Having the discussion of tick rate in my previous post, it is therefore appropriate to introduce jiffies in linux kernel. Jiffies is a global variable declared in <linux/jiffies.h> as:

extern unsigned long volatile jiffies;

Its only usage is to store the number of ticks occurred since system start-up. On kernel boot-up, jiffies is initialized to a special initial value, and it is incremented by one for each timer interrupt. As discussed in the previous post, since there are HZ ticks occurred in one second, and thus there are HZ jiffies in a second.

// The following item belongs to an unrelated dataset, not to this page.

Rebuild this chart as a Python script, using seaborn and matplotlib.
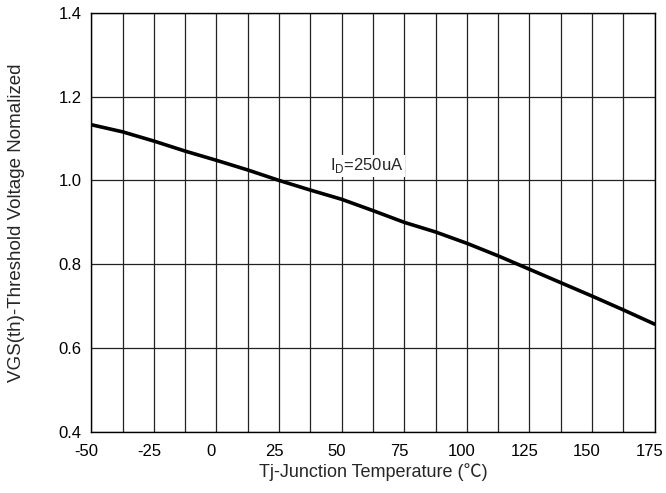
import numpy as np
import pandas as pd
import seaborn as sns
import matplotlib.pyplot as plt
import matplotlib.transforms as mtransforms

# values
temp = [-50, -37.5, -25, -12.5, 0, 12.5, 25, 37.5, 50, 62.5, 75, 87.5, 100, 112.5, 125, 137.5, 150, 162.5, 175]
vth_norm = [1.133, 1.116, 1.094, 1.070, 1.048, 1.025, 1.000, 0.977, 0.955, 0.928, 0.900, 0.877, 0.850, 0.820, 0.788, 0.756, 0.724, 0.691, 0.657]
x_ticks = [-50, -25, 0, 25, 50, 75, 100, 125, 150, 175]
y_ticks = [0.4, 0.6, 0.8, 1.0, 1.2, 1.4]

sns.set_style("white")
plt.rcParams['font.family'] = ['Liberation Sans', 'Noto Sans CJK SC', 'DejaVu Sans']
plt.rcParams['mathtext.fontset'] = 'custom'
plt.rcParams['mathtext.rm'] = 'Liberation Sans'
plt.rcParams['axes.unicode_minus'] = False

df = pd.DataFrame({'Tj': temp, 'Vth': vth_norm})

fig, ax = plt.subplots(figsize=(6.66, 4.93), dpi=100)
fig.subplots_adjust(left=0.137, right=0.983, top=0.974, bottom=0.124)

sns.lineplot(data=df, x='Tj', y='Vth', ax=ax, color='black', linewidth=2.6)

ax.set_xlim(-50, 175)
ax.set_ylim(0.4, 1.4)
ax.set_xticks(x_ticks)
ax.set_yticks(y_ticks)
ax.set_yticklabels([f'{v:.1f}' for v in y_ticks])
ax.set_xticks(np.arange(-37.5, 175, 25), minor=True)
ax.grid(True, which='both', color='#222222', linewidth=0.9)
ax.set_axisbelow(True)
ax.tick_params(which='both', length=0, labelsize=12, colors='black')
ax.tick_params(axis='x', pad=9)
ax.tick_params(axis='y', pad=7)

# x tick labels sit a little left of their grid lines in the reference
shift = mtransforms.ScaledTranslation(-5 / 100, 0, fig.dpi_scale_trans)
for lbl in ax.get_xticklabels():
    lbl.set_transform(lbl.get_transform() + shift)

for s in ax.spines.values():
    s.set_color('black')
    s.set_linewidth(1.0)

ax.text(45.3, 1.024, r'I$_\mathregular{D}$=250uA', fontsize=12,
        bbox=dict(facecolor='white', edgecolor='none', pad=1))

ax.set_xlabel('Tj-Junction Temperature (℃)', fontsize=13, labelpad=3)
ax.set_ylabel('VGS(th)-Threshold Voltage Nomalized', fontsize=13.5)
ax.yaxis.set_label_coords(-0.117, 0.5)

fig.savefig('out.png', dpi=100)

Jiffies and HZ can be used for time conversion. From previous discussion, we know that HZ is defined as number of ticks in one second:

HZ = no. ticks/sec

and jiffies is number of ticks occurred:

jiffies = no. of ticks

Therefore, it is not surprise that the following expression can be used to convert from seconds to unit jiffies:

seconds * HZ

and to convert from jiffies to seconds:

jiffies / HZ

The conversion from jiffies to seconds is typically implemented in user program, where the absolute time is needed to provide a more meaningful unit to user. On the other hand, since kernel rarely cares about the absolute time, conversion from seconds to ticks is a commonly used in kernel. Considering the importance of this conversion in kernel, an example of setting a value for some time in the future is illustrated here:

unsigned long now_tick = jiffies ; // now
unsigned long next_tick = jiffies + 1 ; // one tick from now
unsigned long timer_later = jiffies + (10*HZ) ; // 10s from now
unsigned long time_fraction = jiffies + (HZ/10) ; // 0.1s from now

With the knowledge of HZ and jiffies, the code above is self-explanatory. All variables in the code are declared as unsigned long, which is the data type of jiffies. The first variable, now_tick is assigned with jiffies, which contains number of ticks occurred at the time of assignment. Likewise, the next tick event can be assigned by incrementing the current jiffies by one, as shown in second line of the code.

For time conversion, a time unit is first multiplied with HZ, and summed with jiffies. This is exampled in third line of the code, where jiffies is summed with product of 10 and HZ to result a delay of 10 seconds. In a similar approach, 1/10 is multiplied with HZ, and summed with jiffies to result a fraction of time, which is 0.1 second, as shown in last line of code.